Alternative reinsurance capital grew 6% to $86 billion by the end of Q1 2017 and its resurgence prior to the mid-year June and July 2017 renewals has been a benefit to buyers of protection, helping them secure additional cost-savings and coverage enhancements, according to broker Aon Benfield.
At the end of 2016 alternative reinsurance capital, from insurance-linked securities (ILS) such as catastrophe bonds, collateralized reinsurance, industry loss warranties (ILW’s) and sidecars had seen steady growth to reach $81 billion.
The growth rate has accelerated somewhat through the first-quarter of 2017, rising by 6% in just one quarter to hit $86 billion at the end of the second-quarter.
Keep in mind that these figures from Aon Benfield do not include the record levels of cat bond issuance seen in Q2 2017, or the last-minute capital raising seen at some ILS funds for the mid-year 2017 renewals, so we believe the figure is likely nearer (or above) $90 billion by now.

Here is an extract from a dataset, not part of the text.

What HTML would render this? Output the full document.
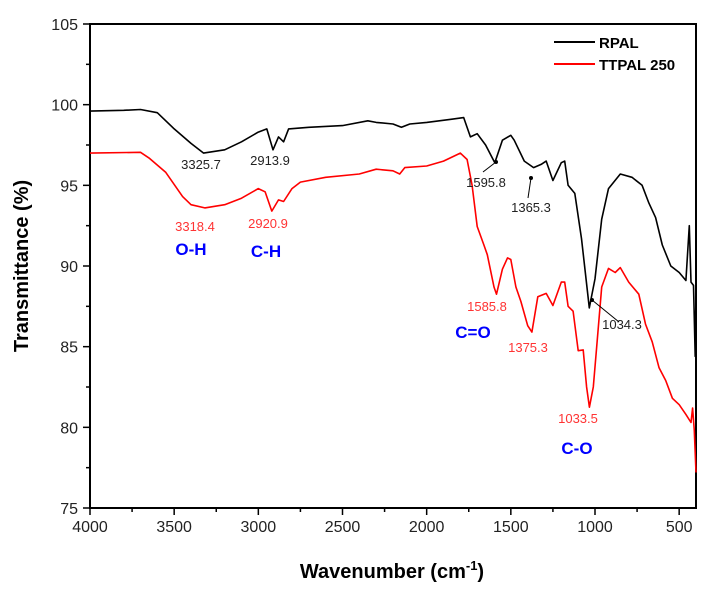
<!DOCTYPE html>
<html><head><meta charset="utf-8"><style>
body{margin:0;background:#fff;}
svg{display:block;font-family:"Liberation Sans",Arial,sans-serif;}
</style></head><body>
<svg id="chart" width="712" height="591" viewBox="0 0 712 591" xmlns="http://www.w3.org/2000/svg">
<g id="axes"></g>
<g id="series"></g>
<g id="notes"></g>
<text x="0" y="0" transform="translate(28,266) rotate(-90)" text-anchor="middle" font-size="20" font-weight="bold">Transmittance (%)</text>
<text x="392" y="578" text-anchor="middle" font-size="20" font-weight="bold">Wavenumber (cm<tspan font-size="13" dy="-8">-1</tspan><tspan dy="8">)</tspan></text>
<g>
<line x1="554" y1="42" x2="595" y2="42" stroke="#000" stroke-width="2"/>
<text x="599" y="48" font-size="15" font-weight="bold">RPAL</text>
<line x1="554" y1="64" x2="595" y2="64" stroke="#f00" stroke-width="2"/>
<text x="599" y="70" font-size="15" font-weight="bold">TTPAL 250</text>
</g>
</svg>
<script>
const xTicks=[4000,3500,3000,2500,2000,1500,1000,500];
const yTicks=[75,80,85,90,95,100,105];
const rpalWave=[4000,3800,3700,3600,3500,3400,3325,3200,3100,3000,2950,2913,2880,2850,2820,2700,2500,2350,2300,2200,2150,2100,2000,1850,1780,1740,1700,1650,1595,1550,1500,1480,1420,1365,1320,1290,1250,1200,1180,1160,1120,1080,1034,1000,960,920,850,780,720,680,640,600,550,500,460,440,430,415,405,400];
const rpalT=[99.6,99.65,99.7,99.5,98.5,97.6,97.0,97.2,97.7,98.3,98.5,97.2,98.0,97.7,98.5,98.6,98.7,99.0,98.9,98.8,98.6,98.8,98.9,99.1,99.2,98.0,98.2,97.5,96.4,97.8,98.1,97.8,96.5,96.1,96.3,96.5,95.3,96.4,96.5,95.0,94.5,91.7,87.4,89.2,92.9,94.8,95.7,95.5,95.0,93.9,93.0,91.3,90.0,89.6,89.1,92.5,89.0,88.8,84.4,88.5];
const ttWave=[4000,3700,3650,3550,3450,3400,3318,3200,3100,3000,2960,2920,2880,2850,2800,2750,2600,2400,2300,2200,2160,2130,2000,1900,1800,1760,1730,1700,1660,1640,1600,1585,1550,1520,1500,1470,1440,1400,1375,1340,1290,1250,1200,1180,1160,1130,1100,1070,1050,1033,1010,990,960,920,880,850,800,740,700,660,620,580,540,500,460,430,420,410,400];
const ttT=[97.0,97.05,96.7,95.8,94.3,93.8,93.6,93.8,94.2,94.8,94.6,93.4,94.1,94.0,94.8,95.2,95.5,95.7,96.0,95.9,95.7,96.1,96.2,96.5,97.0,96.6,95.0,92.45,91.3,90.7,88.7,88.25,89.8,90.5,90.4,88.7,87.8,86.3,85.9,88.1,88.3,87.55,89.0,89.0,87.5,87.2,84.75,84.8,82.5,81.25,82.5,85.0,88.7,89.85,89.6,89.9,89.0,88.25,86.4,85.3,83.7,82.9,81.8,81.4,80.8,80.3,81.2,79.8,77.2];
const L=90,R=696,T=24,B=508,W0=4000,W1=400,Y0=75,Y1=105;
const sx=w=>L+(W0-w)/(W0-W1)*(R-L);
const sy=v=>B-(v-Y0)/(Y1-Y0)*(B-T);
const NS="http://www.w3.org/2000/svg";
function mk(tag,attrs,parent){const e=document.createElementNS(NS,tag);for(const k in attrs)e.setAttribute(k,attrs[k]);parent.appendChild(e);return e;}
const ax=document.getElementById('axes');
let frame=mk('rect',{x:L,y:T,width:R-L,height:B-T,fill:'none',stroke:'#000','stroke-width':2},ax);


xTicks.forEach(w=>{
 let t=mk('line',{x1:sx(w),y1:B,x2:sx(w),y2:B+7,stroke:'#000','stroke-width':1.5},ax);
 
 
 let m=mk('line',{x1:sx(w-250),y1:B,x2:sx(w-250),y2:B+4,stroke:'#000','stroke-width':1.5},ax);
 if(w-250<W1)m.remove();
 
 
 let lb=mk('text',{x:sx(w),y:B+24,'text-anchor':'middle','font-size':16,fill:'#222'},ax);
 lb.textContent=w;
 
 
});
yTicks.forEach(v=>{
 let t=mk('line',{x1:L-7,y1:sy(v),x2:L,y2:sy(v),stroke:'#000','stroke-width':1.5},ax);
 
 
 if(v<105){let m=mk('line',{x1:L-4,y1:sy(v+2.5),x2:L,y2:sy(v+2.5),stroke:'#000','stroke-width':1.5},ax);
 
 }
 let lb=mk('text',{x:L-12,y:sy(v)+6,'text-anchor':'end','font-size':16,fill:'#222'},ax);
 lb.textContent=v;
 
 
});
const sg=document.getElementById('series');
function line(ws,ts,col,name){
 const d=ws.map((w,i)=>(i?'L':'M')+sx(w).toFixed(1)+','+sy(ts[i]).toFixed(1)).join('');
 const p=mk('path',{d:d,fill:'none',stroke:col,'stroke-width':1.6,'stroke-linejoin':'round'},sg);
 
 
}
line(rpalWave,rpalT,'#000','rpal-line');
line(ttWave,ttT,'#f00','ttpal-250-line');
const ng=document.getElementById('notes');
const notes=[
 ['3325.7',201,169,'#222',13,'normal'],['2913.9',270,165,'#222',13,'normal'],
 ['1595.8',486,187,'#222',13,'normal'],['1365.3',531,212,'#222',13,'normal'],
 ['1034.3',622,329,'#222',13,'normal'],
 ['3318.4',195,231,'#f33',13,'normal'],['2920.9',268,228,'#f33',13,'normal'],
 ['1585.8',487,311,'#f33',13,'normal'],['1375.3',528,352,'#f33',13,'normal'],
 ['1033.5',578,423,'#f33',13,'normal'],
 ['O-H',191,255,'#00f',17,'bold'],['C-H',266,257,'#00f',17,'bold'],
 ['C=O',473,338,'#00f',17,'bold'],['C-O',577,454,'#00f',17,'bold']];
notes.forEach(n=>{
 const t=mk('text',{x:n[1],y:n[2],'text-anchor':'middle','font-size':n[4],'font-weight':n[5],fill:n[3]},ng);
 t.textContent=n[0];
 
 
});
[[483,172,496,162],[528,198,531,178],[619,322,592,300]].forEach(a=>{
 const l=mk('line',{x1:a[0],y1:a[1],x2:a[2],y2:a[3],stroke:'#000','stroke-width':1},ng);
 
 
 const c=mk('circle',{cx:a[2],cy:a[3],r:2,fill:'#000'},ng);
 
 
});
</script>
</body></html>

Aon Benfield’s latest Reinsurance Market Outlook report shows that alternative capital grew at three times the rate of traditional reinsurance capital in Q1 2017, which only increased by 2% to $519 billion, taking total reinsurance capital to a new high at $605 billion.

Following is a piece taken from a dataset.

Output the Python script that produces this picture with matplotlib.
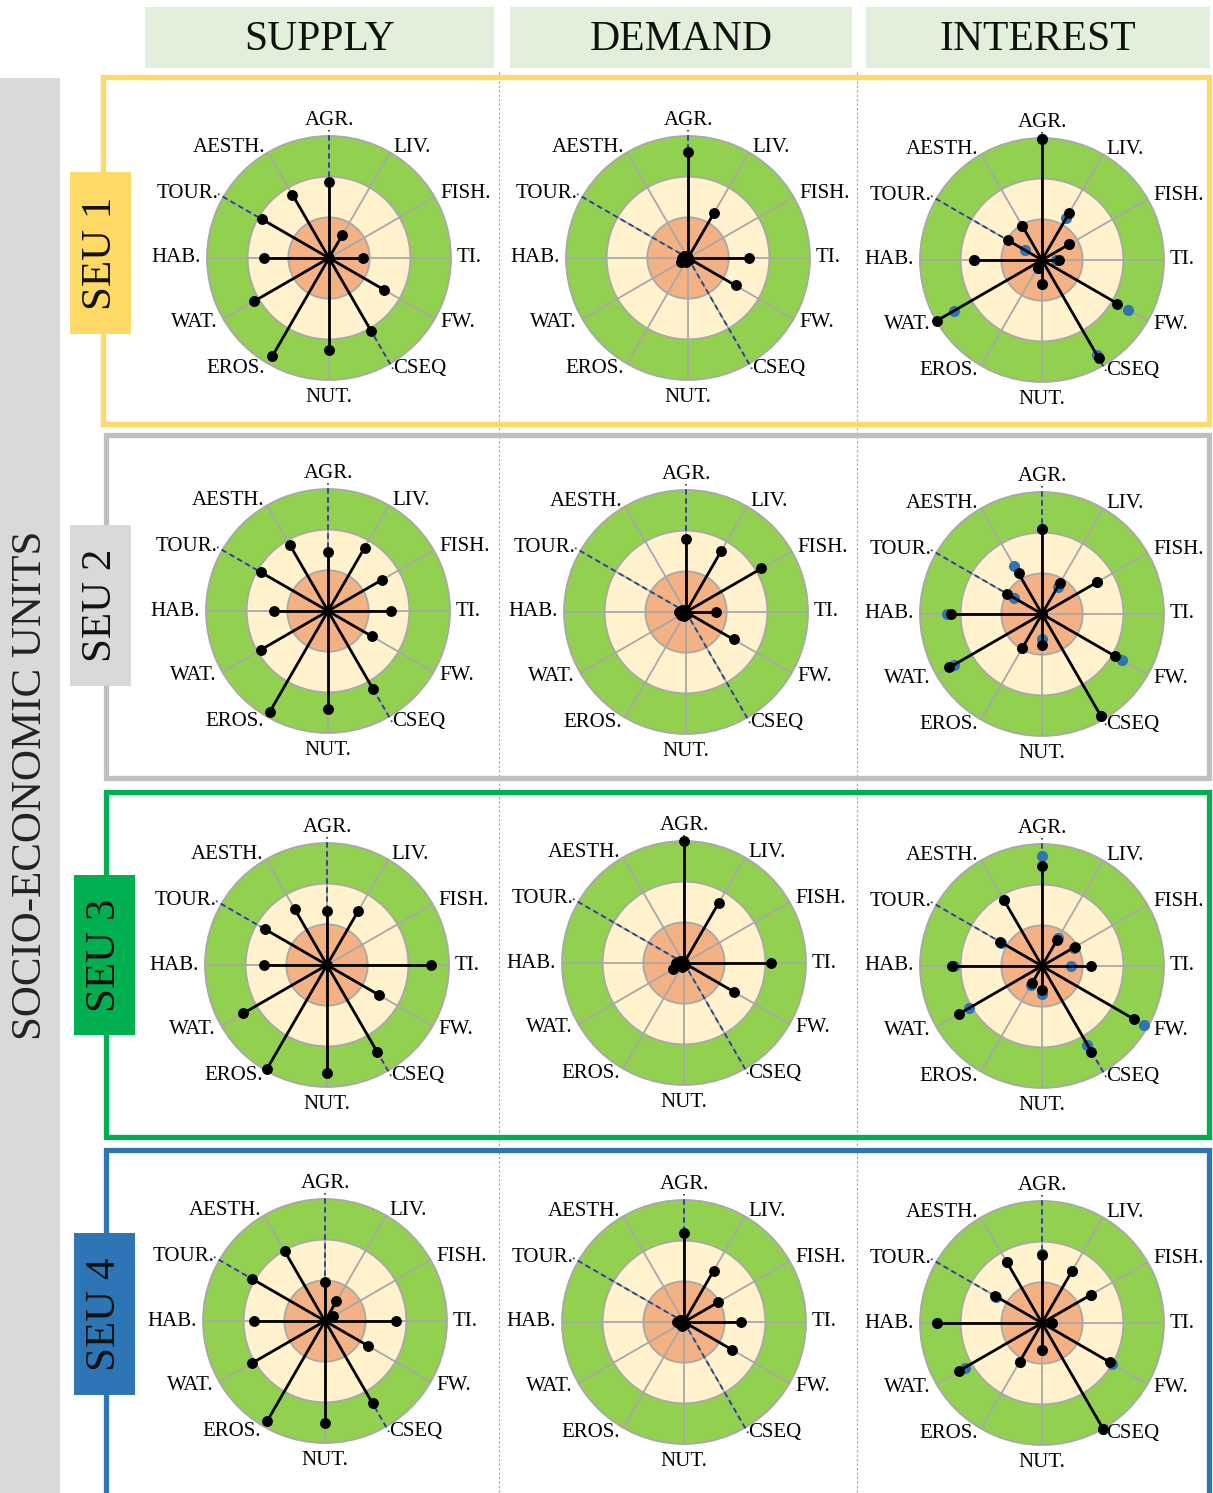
import matplotlib
matplotlib.use('Agg')
import matplotlib.pyplot as plt
import numpy as np
from matplotlib.patches import Rectangle
from matplotlib.lines import Line2D

plt.rcParams['font.family'] = ['Liberation Serif', 'DejaVu Serif']

# ecosystem services, clockwise from the top
services = ['AGR.', 'LIV.', 'FISH.', 'TI.', 'FW.', 'CSEQ', 'NUT.', 'EROS.', 'WAT.', 'HAB.', 'TOUR.', 'AESTH.']
columns = ['SUPPLY', 'DEMAND', 'INTEREST']
units = ['SEU 1', 'SEU 2', 'SEU 3', 'SEU 4']

# scores on a 0-3 scale
seu1_supply = [1.86, 0.64, 0.0, 0.83, 1.55, 2.07, 2.27, 2.78, 2.13, 1.59, 1.91, 1.80]
seu1_demand = [2.61, 1.29, 0.0, 1.51, 1.35, 0.05, 0.05, 0.10, 0.20, 0.15, 0.10, 0.05]
seu1_interest = [2.97, 1.34, 0.78, 0.41, 2.14, 2.79, 0.59, 0.22, 2.98, 1.68, 0.96, 0.97]
seu1_interest2 = [2.97, 1.20, 0.78, 0.35, 2.44, 2.71, 0.59, 0.22, 2.49, 1.68, 0.49, 0.97]

seu2_supply = [1.45, 1.80, 1.53, 1.56, 1.25, 2.21, 2.40, 2.87, 1.90, 1.33, 1.90, 1.88]
seu2_demand = [1.79, 1.72, 2.14, 0.73, 1.35, 0.05, 0.05, 0.10, 0.15, 0.17, 0.10, 0.05]
seu2_interest = [2.08, 0.89, 1.57, 0.0, 2.06, 2.90, 0.76, 0.96, 2.63, 2.24, 0.99, 1.15]
seu2_interest2 = [2.08, 0.77, 1.57, 0.0, 2.28, 2.90, 0.62, 0.96, 2.50, 2.34, 0.79, 1.36]

seu3_supply = [1.32, 1.54, 0.0, 2.55, 1.49, 2.47, 2.65, 2.96, 2.38, 1.55, 1.76, 1.59]
seu3_demand = [3.00, 1.71, 0.0, 2.15, 1.41, 0.05, 0.05, 0.10, 0.30, 0.20, 0.10, 0.05]
seu3_interest = [2.47, 0.74, 0.94, 1.20, 2.62, 2.43, 0.59, 0.49, 2.35, 2.21, 1.19, 1.88]
seu3_interest2 = [2.70, 0.80, 0.90, 0.72, 2.90, 2.23, 0.70, 0.53, 2.08, 2.17, 1.15, 1.88]

seu4_supply = [0.95, 0.56, 0.23, 1.74, 1.23, 2.34, 2.50, 2.84, 2.07, 1.75, 2.06, 1.98]
seu4_demand = [2.20, 1.46, 0.96, 1.40, 1.36, 0.05, 0.05, 0.10, 0.12, 0.18, 0.10, 0.05]
seu4_interest = [1.67, 1.47, 1.40, 0.25, 1.93, 3.00, 0.66, 1.10, 2.36, 2.58, 1.33, 1.73]
seu4_interest2 = [1.70, 1.47, 1.40, 0.25, 2.00, 3.00, 0.66, 1.10, 2.20, 2.58, 1.30, 1.73]

rows = [
    (seu1_supply, seu1_demand, seu1_interest, seu1_interest2),
    (seu2_supply, seu2_demand, seu2_interest, seu2_interest2),
    (seu3_supply, seu3_demand, seu3_interest, seu3_interest2),
    (seu4_supply, seu4_demand, seu4_interest, seu4_interest2),
]

W, H = 1213, 1493
fig = plt.figure(figsize=(W / 100, H / 100), dpi=100)


def box(x0, y0, x1, y1, **kw):
    r = Rectangle((x0 / W, 1 - y1 / H), (x1 - x0) / W, (y1 - y0) / H,
                  transform=fig.transFigure, **kw)
    fig.add_artist(r)


# column headers
header_x = [(145, 494), (510, 852), (866, 1210)]
for (x0, x1), name in zip(header_x, columns):
    box(x0, 7, x1, 68, facecolor='#e2efda', edgecolor='none')
    fig.text((x0 + x1) / 2 / W, 1 - 40 / H, name, ha='center', va='center',
             fontsize=30, color='#111111')

# side bar
box(0, 78, 60, 1500, facecolor='#d9d9d9', edgecolor='none')
fig.text(31 / W, 1 - 785 / H, 'SOCIO-ECONOMIC UNITS', rotation=90, ha='center',
         va='center', fontsize=31, color='#222222')

# dotted column separators
for x in [499, 857]:
    fig.add_artist(Line2D([x / W, x / W], [1 - 72 / H, 0], transform=fig.transFigure,
                          color='#a0a0a0', lw=0.8, ls=(0, (2, 2))))

frame_colors = ['#ffd966', '#bfbfbf', '#00b050', '#2e75b6']
frame_y = [(77, 424), (435, 778), (792, 1137), (1150, 1510)]
frame_x = [(103, 1209), (106, 1209), (106, 1209), (106, 1209)]
tag_pos = [(70, 172, 131, 334), (70, 525, 131, 686), (74, 875, 135, 1035), (74, 1233, 135, 1395)]
tag_colors = ['#ffd966', '#d9d9d9', '#00b050', '#2e75b6']

col_cx = [[329, 688, 1042], [328, 686, 1042], [327, 684, 1042], [325, 684, 1042]]
row_cy = [[258, 258, 260], [611, 612, 614], [965, 963, 966], [1321, 1322, 1323]]
R = 122

theta = np.linspace(0, 2 * np.pi, len(services), endpoint=False)

for i, (sup, dem, intr, intr2) in enumerate(rows):
    panels = [sup, dem, intr]
    for j in range(3):
        cx, cy = col_cx[i][j], row_cy[i][j]
        ax = fig.add_axes([(cx - R) / W, 1 - (cy + R) / H, 2 * R / W, 2 * R / H],
                          projection='polar')
        ax.set_theta_offset(np.pi / 2)
        ax.set_theta_direction(-1)
        # three bands
        ax.bar(0, 1, width=2 * np.pi, bottom=0, color='#f4b183', lw=0, zorder=1)
        ax.bar(0, 1, width=2 * np.pi, bottom=1, color='#fff2cc', lw=0, zorder=1)
        ax.bar(0, 1, width=2 * np.pi, bottom=2, color='#92d050', lw=0, zorder=1)
        ax.set_ylim(0, 3)
        ax.set_xticks(theta)
        ax.set_xticklabels([])
        ax.set_yticks([1, 2])
        ax.set_yticklabels([])
        ax.grid(color='#a8a8a8', lw=1.3)
        ax.set_axisbelow('line')
        ax.spines['polar'].set_color('#a8a8a8')
        ax.spines['polar'].set_linewidth(1.3)
        ax.tick_params(length=0, pad=0)

        for k in [0, 10, 5]:
            ax.plot([theta[k], theta[k]], [0, 3.15], color='#24447a', lw=1.3,
                    ls=(0, (3, 2)), clip_on=False, zorder=3)

        if j == 2:
            ax.plot(theta, intr2, 'o', color='#2e75b6', ms=7, zorder=3.5, clip_on=False)

        vals = panels[j]
        ax.vlines(theta, 0, vals, color='black', lw=2.0, zorder=4)
        ax.plot(theta, vals, 'o', color='black', ms=6.8, zorder=5, clip_on=False)

        for k, lab in enumerate(services):
            s = np.sin(theta[k])
            if k == 0:
                ax.text(theta[k], 3.27, lab, ha='center', va='baseline', fontsize=15)
            elif k == 6:
                ax.text(theta[k], 3.2, lab, ha='center', va='top', fontsize=15)
            else:
                ax.text(theta[k], 3.15, lab, ha='left' if s > 0 else 'right',
                        va='center', fontsize=15)

    # row frame and tag
    x0, x1 = frame_x[i]
    y0, y1 = frame_y[i]
    box(x0, y0, x1, y1, fill=False, edgecolor=frame_colors[i], lw=3.8, zorder=3)
    tx0, ty0, tx1, ty1 = tag_pos[i]
    box(tx0, ty0, tx1, ty1, facecolor=tag_colors[i], edgecolor='none', zorder=4)
    fig.text((tx0 + tx1) / 2 / W, 1 - (ty0 + ty1) / 2 / H, units[i], rotation=90,
             ha='center', va='center', fontsize=31, color='#111111', zorder=5)

fig.savefig('out.png', dpi=100)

Aon Benfield explains in the report that demand remained relatively stable but the increase in global reinsurance capital has benefitted buyers of protection, with excess supply dominating the market helping buyers achieve cost-savings or coverage enhancements.
Additionally, Aon Benfield notes that there has been an increasing search for more sophisticated capacity in recent months, which is interesting as this suggests it has been met by the alternative market as well as traditional, as evidenced by the fact ILS capacity has been able to grow so much.
Of course the fact alternative capital has outpaced traditional also shows that its efficiency is increasingly being realised and buyers are recognising that leveraging alternative capacity can help them to optimise their own returns.
The effects of “heightened competition” from alternative capital players has meant that reinsurance pricing stayed under pressure in most classes of business at renewals, Aon Benfield explains.
Record catastrophe bond issuance as well as renewed and strong competition from ILS funds at the renewals, offering increased collateralized capacity and enhanced terms relative to previous years, has all helped sponsors of cat bonds and buyers of collateralized coverage to benefit from competitively priced and structured layers of protection from the alternative market.
Additionally, Aon Benfield notes a recent risk model vendor update has helped by lowering expected losses on natural catastrophe risk, which combined with the glut of capital and appetite from both traditional and alternative markets has resulted in a an “intensification of competition” particularly in the Florida market.
The end-result is a market increasingly awash with capital and capacity, of course, with alternative capital likely to have now passed the $90 billion mark, an assumption we make based on Aon’s $86bn at end of Q1 2017 plus taking into account all the record ILS and cat bond activity seen in Q2 and also the ILS fund cash glut that has been discussed.
This suggests a market where ILS and alternative capital is more competitive once again, which means with the added pressure of too much traditional capital that reinsurers are struggling to put to work that pressure on pricing and rates is likely to persist, perhaps right through into 2018 if the market remains free of major losses.